**Work required**
Leaving out all pictures, copy exactly the lines from the one containing "Output the LaTeX" down to the one containing "(hc) at (959,337.5)", both of them included.

**Extracted entries**
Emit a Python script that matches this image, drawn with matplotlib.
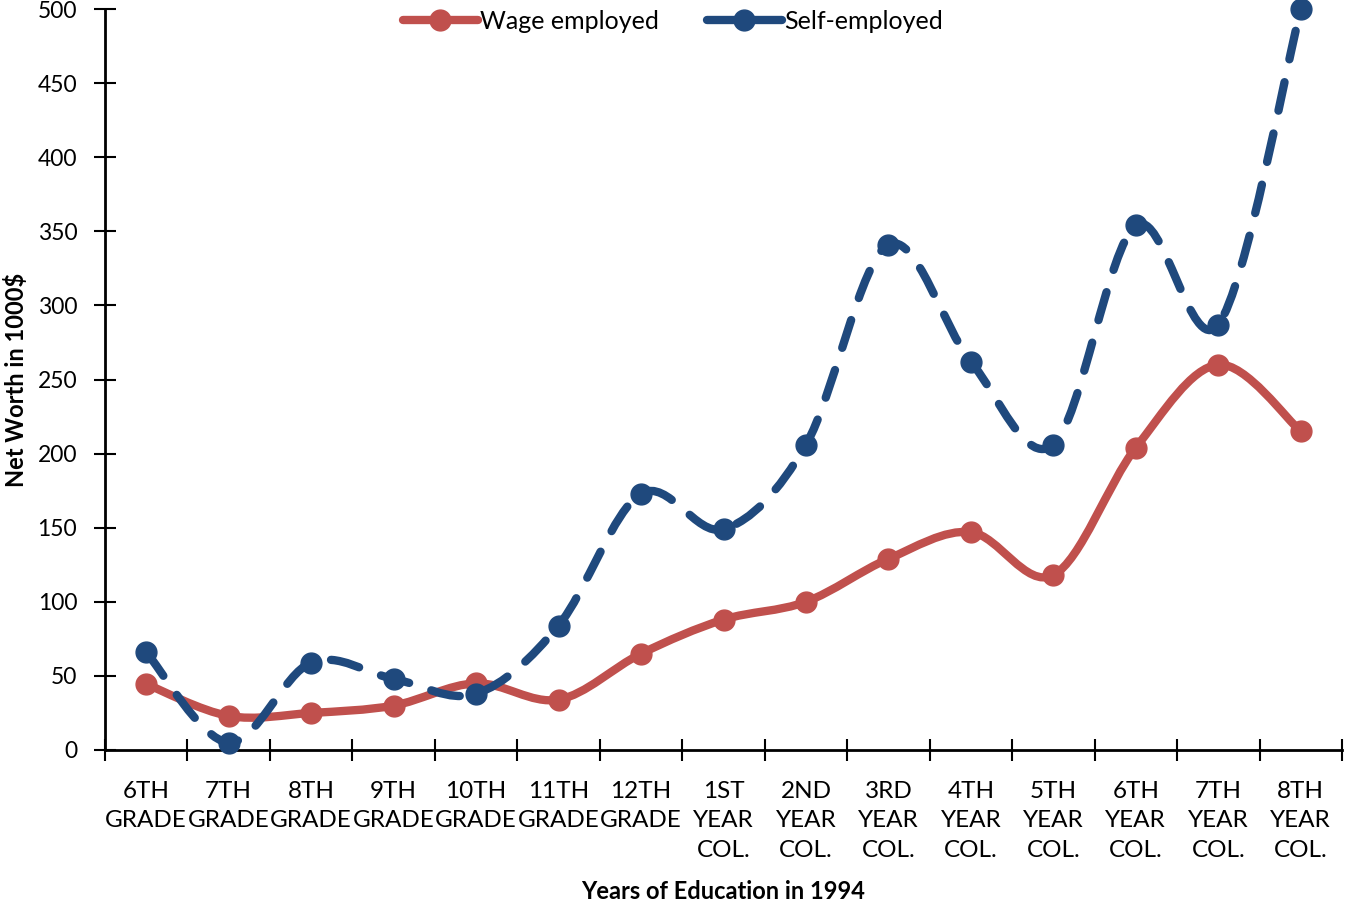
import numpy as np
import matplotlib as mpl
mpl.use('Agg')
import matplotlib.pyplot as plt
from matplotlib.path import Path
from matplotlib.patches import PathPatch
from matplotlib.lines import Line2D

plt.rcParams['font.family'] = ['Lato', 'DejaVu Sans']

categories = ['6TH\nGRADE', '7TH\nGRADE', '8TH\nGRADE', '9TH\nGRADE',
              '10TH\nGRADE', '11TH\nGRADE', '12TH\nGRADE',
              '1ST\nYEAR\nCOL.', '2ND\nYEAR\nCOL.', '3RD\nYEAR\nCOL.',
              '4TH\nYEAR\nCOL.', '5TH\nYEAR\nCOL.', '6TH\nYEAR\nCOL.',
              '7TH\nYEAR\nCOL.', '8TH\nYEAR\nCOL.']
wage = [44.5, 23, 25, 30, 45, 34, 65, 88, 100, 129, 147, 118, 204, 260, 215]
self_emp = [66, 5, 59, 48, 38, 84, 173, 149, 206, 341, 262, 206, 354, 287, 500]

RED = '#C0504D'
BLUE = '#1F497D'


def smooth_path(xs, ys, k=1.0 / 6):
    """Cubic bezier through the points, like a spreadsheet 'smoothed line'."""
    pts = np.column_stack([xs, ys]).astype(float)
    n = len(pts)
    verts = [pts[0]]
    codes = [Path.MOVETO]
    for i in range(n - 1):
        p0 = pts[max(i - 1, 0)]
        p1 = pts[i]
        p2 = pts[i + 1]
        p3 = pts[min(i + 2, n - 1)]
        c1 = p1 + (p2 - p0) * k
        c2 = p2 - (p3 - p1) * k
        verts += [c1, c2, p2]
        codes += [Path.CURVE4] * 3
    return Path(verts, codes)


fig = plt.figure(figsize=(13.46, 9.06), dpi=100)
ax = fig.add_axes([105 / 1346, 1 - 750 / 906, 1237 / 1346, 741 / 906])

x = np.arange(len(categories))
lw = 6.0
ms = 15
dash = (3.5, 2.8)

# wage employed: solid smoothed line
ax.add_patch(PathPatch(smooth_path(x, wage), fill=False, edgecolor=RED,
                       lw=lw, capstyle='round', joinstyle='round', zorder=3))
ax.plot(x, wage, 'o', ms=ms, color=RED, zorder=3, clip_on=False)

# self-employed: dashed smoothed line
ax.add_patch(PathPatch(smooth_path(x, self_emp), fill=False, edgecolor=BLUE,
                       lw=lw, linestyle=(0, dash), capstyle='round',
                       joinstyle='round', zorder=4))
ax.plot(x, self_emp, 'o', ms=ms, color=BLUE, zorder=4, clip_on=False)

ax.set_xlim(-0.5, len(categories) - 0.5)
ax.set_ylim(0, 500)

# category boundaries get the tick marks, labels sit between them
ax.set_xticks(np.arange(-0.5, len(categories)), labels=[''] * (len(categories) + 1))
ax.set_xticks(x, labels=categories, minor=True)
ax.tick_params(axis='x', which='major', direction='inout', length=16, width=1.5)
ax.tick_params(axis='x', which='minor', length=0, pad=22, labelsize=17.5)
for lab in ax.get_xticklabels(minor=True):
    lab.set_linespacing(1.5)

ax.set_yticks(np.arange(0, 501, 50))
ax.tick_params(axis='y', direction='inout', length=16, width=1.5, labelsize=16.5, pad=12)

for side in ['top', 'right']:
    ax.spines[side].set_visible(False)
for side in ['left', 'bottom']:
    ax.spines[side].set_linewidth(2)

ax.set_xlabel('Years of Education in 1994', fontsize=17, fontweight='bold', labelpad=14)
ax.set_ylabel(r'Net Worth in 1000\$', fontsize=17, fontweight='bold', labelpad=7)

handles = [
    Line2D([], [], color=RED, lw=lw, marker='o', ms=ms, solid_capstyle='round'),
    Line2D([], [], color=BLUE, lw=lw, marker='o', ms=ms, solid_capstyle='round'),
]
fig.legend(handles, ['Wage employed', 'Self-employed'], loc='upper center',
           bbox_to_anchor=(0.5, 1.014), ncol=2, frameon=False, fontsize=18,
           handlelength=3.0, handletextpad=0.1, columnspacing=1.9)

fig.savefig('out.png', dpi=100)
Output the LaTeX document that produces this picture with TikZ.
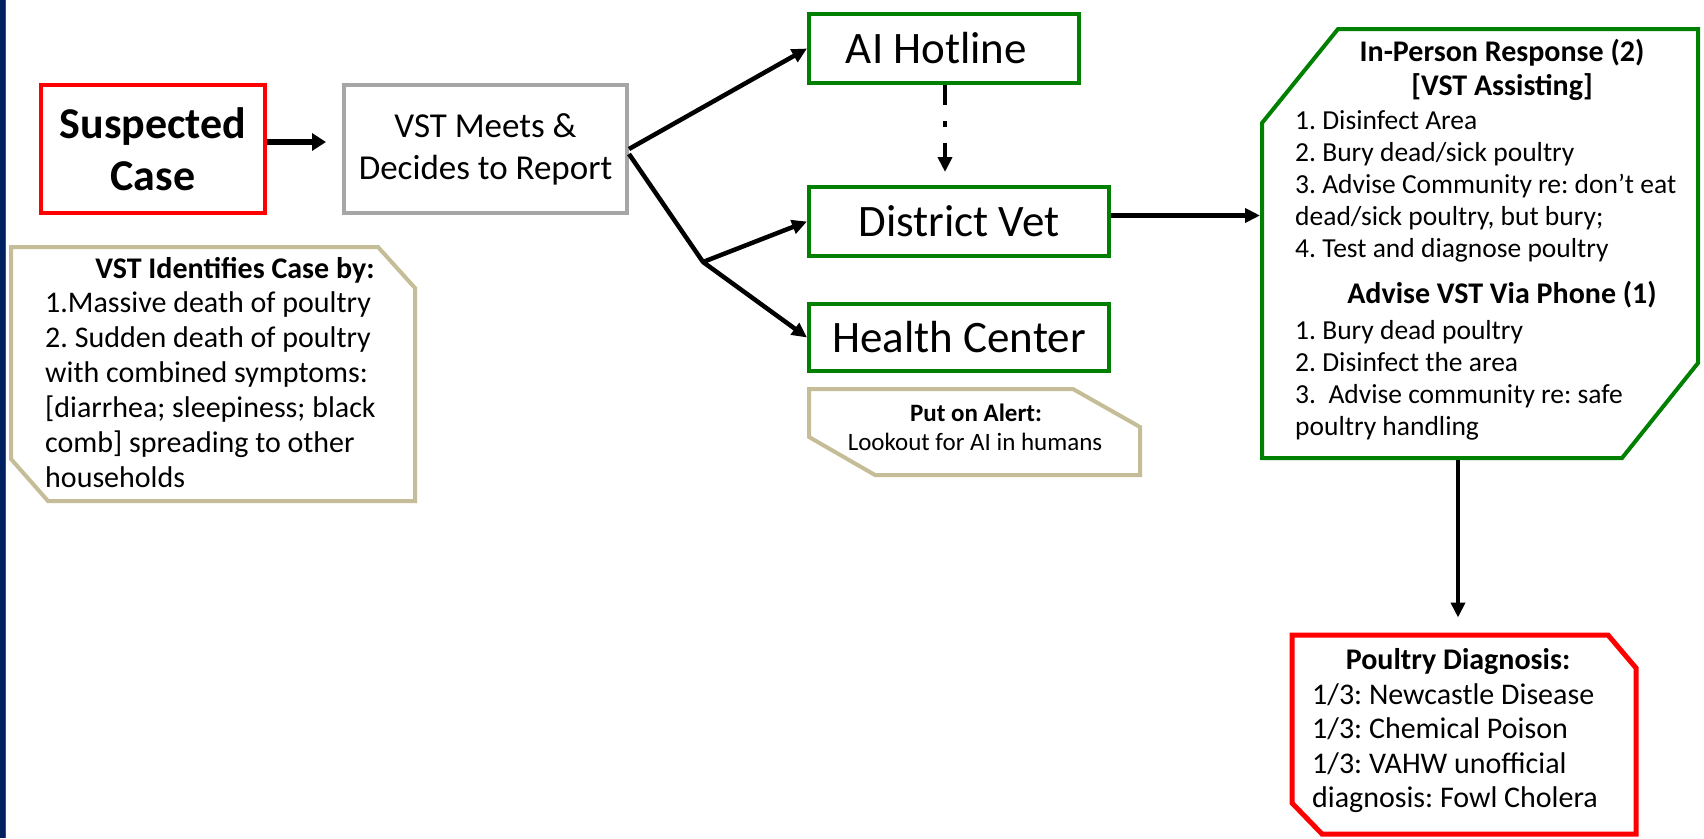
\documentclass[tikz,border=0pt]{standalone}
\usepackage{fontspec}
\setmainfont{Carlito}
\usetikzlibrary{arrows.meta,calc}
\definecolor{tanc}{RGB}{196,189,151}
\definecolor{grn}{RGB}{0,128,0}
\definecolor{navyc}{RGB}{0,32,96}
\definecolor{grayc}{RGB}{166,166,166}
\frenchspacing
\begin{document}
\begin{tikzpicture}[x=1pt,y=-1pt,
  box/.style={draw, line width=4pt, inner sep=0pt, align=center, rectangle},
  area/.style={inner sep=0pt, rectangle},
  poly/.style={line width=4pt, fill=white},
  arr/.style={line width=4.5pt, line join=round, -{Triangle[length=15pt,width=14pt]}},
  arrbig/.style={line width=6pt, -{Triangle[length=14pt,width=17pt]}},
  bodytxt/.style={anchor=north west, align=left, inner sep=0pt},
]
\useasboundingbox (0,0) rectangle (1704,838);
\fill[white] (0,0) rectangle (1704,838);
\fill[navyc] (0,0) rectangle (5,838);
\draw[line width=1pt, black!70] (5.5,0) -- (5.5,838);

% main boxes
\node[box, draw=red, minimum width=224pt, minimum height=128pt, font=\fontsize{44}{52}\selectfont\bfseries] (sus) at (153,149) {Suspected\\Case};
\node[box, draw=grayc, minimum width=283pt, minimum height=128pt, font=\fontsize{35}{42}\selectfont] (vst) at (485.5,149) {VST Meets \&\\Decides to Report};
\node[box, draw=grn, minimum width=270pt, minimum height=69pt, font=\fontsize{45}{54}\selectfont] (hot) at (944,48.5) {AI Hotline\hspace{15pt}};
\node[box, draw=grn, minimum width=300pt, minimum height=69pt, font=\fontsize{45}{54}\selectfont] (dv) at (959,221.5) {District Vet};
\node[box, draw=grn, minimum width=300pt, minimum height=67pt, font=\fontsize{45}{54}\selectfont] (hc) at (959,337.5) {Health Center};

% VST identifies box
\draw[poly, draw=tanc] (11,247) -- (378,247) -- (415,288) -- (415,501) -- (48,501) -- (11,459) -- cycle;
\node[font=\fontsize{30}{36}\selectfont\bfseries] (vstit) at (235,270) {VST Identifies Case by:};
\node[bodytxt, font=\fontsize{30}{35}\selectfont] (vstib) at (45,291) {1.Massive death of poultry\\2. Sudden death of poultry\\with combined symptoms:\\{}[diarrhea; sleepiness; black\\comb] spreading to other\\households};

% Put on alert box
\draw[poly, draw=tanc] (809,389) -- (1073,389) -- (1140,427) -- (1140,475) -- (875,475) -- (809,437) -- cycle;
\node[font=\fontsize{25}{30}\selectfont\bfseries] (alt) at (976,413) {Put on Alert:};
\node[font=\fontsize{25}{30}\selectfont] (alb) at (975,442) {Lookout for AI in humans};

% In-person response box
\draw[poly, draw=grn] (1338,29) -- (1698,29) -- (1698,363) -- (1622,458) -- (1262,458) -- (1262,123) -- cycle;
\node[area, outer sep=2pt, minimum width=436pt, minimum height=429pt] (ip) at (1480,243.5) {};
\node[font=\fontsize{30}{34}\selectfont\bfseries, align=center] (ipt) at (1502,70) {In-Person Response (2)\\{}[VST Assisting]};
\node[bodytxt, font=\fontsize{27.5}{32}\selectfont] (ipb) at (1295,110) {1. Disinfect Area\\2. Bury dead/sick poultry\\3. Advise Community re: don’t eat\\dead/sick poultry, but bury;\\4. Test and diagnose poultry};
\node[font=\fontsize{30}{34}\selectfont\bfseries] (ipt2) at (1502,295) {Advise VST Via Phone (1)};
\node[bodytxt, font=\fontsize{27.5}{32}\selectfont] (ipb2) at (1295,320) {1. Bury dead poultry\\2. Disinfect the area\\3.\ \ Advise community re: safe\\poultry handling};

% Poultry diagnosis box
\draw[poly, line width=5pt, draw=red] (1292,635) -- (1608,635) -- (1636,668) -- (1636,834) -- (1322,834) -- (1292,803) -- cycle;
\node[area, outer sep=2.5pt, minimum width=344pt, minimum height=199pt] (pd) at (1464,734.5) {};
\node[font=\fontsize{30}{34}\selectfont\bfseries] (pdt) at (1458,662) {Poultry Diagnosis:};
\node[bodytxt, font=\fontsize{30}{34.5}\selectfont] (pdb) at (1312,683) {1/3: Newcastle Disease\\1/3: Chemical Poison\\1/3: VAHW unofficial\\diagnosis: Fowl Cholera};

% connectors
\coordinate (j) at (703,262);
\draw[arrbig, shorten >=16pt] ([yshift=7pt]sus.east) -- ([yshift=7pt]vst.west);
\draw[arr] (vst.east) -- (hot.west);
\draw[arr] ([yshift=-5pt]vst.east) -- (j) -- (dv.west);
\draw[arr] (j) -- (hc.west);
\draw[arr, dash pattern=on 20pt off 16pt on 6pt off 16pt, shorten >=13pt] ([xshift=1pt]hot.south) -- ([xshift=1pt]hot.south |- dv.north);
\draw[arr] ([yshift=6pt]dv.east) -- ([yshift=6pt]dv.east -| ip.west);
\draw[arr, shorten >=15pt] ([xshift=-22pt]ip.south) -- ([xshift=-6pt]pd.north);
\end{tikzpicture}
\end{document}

**Reply**
Output the LaTeX document that produces this picture with TikZ.
\documentclass[tikz,border=0pt]{standalone}
\usepackage{fontspec}
\setmainfont{Carlito}
\usetikzlibrary{arrows.meta,calc}
\definecolor{tanc}{RGB}{196,189,151}
\definecolor{grn}{RGB}{0,128,0}
\definecolor{navyc}{RGB}{0,32,96}
\definecolor{grayc}{RGB}{166,166,166}
\frenchspacing
\begin{document}
\begin{tikzpicture}[x=1pt,y=-1pt,
  box/.style={draw, line width=4pt, inner sep=0pt, align=center, rectangle},
  area/.style={inner sep=0pt, rectangle},
  poly/.style={line width=4pt, fill=white},
  arr/.style={line width=4.5pt, line join=round, -{Triangle[length=15pt,width=14pt]}},
  arrbig/.style={line width=6pt, -{Triangle[length=14pt,width=17pt]}},
  bodytxt/.style={anchor=north west, align=left, inner sep=0pt},
]
\useasboundingbox (0,0) rectangle (1704,838);
\fill[white] (0,0) rectangle (1704,838);
\fill[navyc] (0,0) rectangle (5,838);
\draw[line width=1pt, black!70] (5.5,0) -- (5.5,838);

% main boxes
\node[box, draw=red, minimum width=224pt, minimum height=128pt, font=\fontsize{44}{52}\selectfont\bfseries] (sus) at (153,149) {Suspected\\Case};
\node[box, draw=grayc, minimum width=283pt, minimum height=128pt, font=\fontsize{35}{42}\selectfont] (vst) at (485.5,149) {VST Meets \&\\Decides to Report};
\node[box, draw=grn, minimum width=270pt, minimum height=69pt, font=\fontsize{45}{54}\selectfont] (hot) at (944,48.5) {AI Hotline\hspace{15pt}};
\node[box, draw=grn, minimum width=300pt, minimum height=69pt, font=\fontsize{45}{54}\selectfont] (dv) at (959,221.5) {District Vet};
\node[box, draw=grn, minimum width=300pt, minimum height=67pt, font=\fontsize{45}{54}\selectfont] (hc) at (959,337.5) {Health Center};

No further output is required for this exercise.